» **Short task**
Take the lines from the beginning of the material through the line containing "plt.rcParams['font.size'] = 14.5" and retype them exactly, leaving the pictures out.

» **Material**

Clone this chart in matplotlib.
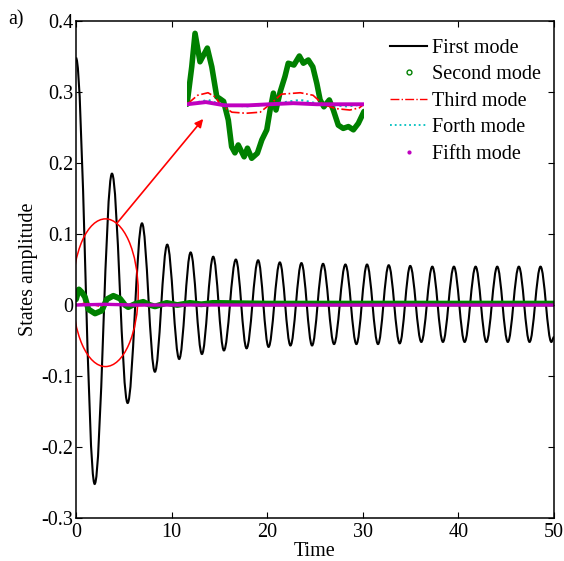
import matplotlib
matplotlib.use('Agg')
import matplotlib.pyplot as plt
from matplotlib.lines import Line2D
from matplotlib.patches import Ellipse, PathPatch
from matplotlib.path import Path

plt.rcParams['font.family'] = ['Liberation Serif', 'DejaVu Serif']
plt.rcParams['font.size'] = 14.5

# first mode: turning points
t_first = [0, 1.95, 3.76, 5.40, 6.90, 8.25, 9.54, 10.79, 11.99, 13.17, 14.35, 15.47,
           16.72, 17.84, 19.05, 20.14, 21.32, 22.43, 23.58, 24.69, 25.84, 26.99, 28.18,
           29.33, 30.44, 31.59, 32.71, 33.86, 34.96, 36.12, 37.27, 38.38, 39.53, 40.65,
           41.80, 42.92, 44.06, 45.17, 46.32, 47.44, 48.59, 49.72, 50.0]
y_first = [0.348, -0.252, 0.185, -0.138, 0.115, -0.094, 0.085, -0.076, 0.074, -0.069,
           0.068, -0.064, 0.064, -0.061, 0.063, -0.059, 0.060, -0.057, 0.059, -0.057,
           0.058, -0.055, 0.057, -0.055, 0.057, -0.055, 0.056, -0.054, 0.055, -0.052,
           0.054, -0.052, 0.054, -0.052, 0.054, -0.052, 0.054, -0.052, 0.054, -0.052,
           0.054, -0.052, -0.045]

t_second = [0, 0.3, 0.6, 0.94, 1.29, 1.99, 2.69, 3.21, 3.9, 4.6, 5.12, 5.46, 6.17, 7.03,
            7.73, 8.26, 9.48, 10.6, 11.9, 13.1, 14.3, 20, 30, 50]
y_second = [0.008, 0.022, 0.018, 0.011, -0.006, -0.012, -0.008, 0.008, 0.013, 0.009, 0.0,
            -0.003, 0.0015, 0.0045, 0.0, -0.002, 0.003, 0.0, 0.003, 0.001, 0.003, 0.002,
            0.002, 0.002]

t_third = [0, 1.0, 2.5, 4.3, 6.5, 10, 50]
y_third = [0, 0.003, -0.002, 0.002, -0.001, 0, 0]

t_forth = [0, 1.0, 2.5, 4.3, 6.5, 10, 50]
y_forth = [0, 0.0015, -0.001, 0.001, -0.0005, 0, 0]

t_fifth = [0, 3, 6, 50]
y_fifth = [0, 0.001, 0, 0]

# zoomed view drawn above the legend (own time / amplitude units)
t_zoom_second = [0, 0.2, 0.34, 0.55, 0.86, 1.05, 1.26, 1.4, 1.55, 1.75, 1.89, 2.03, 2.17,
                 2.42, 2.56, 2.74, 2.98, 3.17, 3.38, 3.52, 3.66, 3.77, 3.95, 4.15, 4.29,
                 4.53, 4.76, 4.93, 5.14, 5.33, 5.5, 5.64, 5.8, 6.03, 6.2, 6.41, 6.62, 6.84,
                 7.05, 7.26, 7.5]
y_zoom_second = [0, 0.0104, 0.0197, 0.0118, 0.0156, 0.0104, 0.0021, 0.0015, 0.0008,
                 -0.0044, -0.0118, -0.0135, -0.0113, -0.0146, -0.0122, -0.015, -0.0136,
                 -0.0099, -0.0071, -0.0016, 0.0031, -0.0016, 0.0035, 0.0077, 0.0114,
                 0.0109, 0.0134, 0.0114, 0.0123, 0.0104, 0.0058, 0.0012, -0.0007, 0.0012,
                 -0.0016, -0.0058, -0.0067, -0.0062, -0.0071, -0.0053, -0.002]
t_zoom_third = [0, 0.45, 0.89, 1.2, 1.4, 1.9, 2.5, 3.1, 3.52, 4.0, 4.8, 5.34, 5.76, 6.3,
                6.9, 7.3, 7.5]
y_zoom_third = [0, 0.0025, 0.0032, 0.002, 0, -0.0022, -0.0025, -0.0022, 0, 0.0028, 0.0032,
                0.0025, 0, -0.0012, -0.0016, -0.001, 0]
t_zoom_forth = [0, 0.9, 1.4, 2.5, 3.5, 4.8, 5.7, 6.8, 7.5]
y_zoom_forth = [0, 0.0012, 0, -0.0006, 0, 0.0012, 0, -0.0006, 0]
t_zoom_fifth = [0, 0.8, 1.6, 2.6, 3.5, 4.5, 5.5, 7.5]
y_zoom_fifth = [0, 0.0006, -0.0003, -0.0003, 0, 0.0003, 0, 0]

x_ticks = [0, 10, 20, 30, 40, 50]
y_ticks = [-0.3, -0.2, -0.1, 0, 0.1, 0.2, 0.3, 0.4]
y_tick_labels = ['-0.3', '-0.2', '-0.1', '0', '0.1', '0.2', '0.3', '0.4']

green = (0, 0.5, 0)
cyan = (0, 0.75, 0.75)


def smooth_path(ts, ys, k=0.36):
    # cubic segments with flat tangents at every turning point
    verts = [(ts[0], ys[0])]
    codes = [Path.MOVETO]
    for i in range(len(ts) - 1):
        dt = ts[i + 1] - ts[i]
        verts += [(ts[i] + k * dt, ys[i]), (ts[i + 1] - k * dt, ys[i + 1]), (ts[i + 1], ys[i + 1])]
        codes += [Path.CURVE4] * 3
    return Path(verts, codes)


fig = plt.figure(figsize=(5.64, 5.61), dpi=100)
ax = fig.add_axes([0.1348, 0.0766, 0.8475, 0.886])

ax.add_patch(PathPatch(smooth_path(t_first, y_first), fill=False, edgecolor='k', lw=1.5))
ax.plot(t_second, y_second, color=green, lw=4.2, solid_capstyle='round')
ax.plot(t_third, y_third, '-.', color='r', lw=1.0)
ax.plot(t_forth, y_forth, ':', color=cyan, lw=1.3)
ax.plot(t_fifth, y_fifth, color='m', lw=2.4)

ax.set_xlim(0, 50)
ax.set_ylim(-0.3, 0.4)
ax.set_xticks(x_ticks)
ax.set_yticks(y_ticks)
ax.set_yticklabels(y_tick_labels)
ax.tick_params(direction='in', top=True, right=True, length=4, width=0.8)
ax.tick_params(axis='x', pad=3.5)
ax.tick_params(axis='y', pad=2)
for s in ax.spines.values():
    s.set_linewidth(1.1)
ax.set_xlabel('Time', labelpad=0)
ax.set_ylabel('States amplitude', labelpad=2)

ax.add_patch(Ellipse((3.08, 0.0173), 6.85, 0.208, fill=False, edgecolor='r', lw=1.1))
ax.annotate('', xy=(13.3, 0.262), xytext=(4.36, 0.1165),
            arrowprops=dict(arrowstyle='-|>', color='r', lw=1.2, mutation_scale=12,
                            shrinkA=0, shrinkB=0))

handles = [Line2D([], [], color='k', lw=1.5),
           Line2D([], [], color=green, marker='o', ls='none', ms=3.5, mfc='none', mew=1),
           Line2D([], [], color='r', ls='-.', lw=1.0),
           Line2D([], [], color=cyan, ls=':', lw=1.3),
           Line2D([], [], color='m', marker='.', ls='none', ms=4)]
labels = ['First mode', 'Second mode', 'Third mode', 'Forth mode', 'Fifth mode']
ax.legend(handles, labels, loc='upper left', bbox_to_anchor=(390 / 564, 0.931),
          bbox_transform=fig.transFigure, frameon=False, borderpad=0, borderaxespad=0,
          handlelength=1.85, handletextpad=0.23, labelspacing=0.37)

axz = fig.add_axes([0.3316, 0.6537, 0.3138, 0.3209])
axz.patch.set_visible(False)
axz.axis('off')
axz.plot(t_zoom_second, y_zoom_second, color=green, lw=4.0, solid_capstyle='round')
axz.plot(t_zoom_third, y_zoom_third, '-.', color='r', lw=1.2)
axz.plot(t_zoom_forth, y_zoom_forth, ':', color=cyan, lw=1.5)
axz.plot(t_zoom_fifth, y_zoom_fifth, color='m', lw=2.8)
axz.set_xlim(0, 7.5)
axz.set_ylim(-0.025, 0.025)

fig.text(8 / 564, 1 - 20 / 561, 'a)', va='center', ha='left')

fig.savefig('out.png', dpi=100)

» **The output**
Clone this chart in matplotlib.
import matplotlib
matplotlib.use('Agg')
import matplotlib.pyplot as plt
from matplotlib.lines import Line2D
from matplotlib.patches import Ellipse, PathPatch
from matplotlib.path import Path

plt.rcParams['font.family'] = ['Liberation Serif', 'DejaVu Serif']
plt.rcParams['font.size'] = 14.5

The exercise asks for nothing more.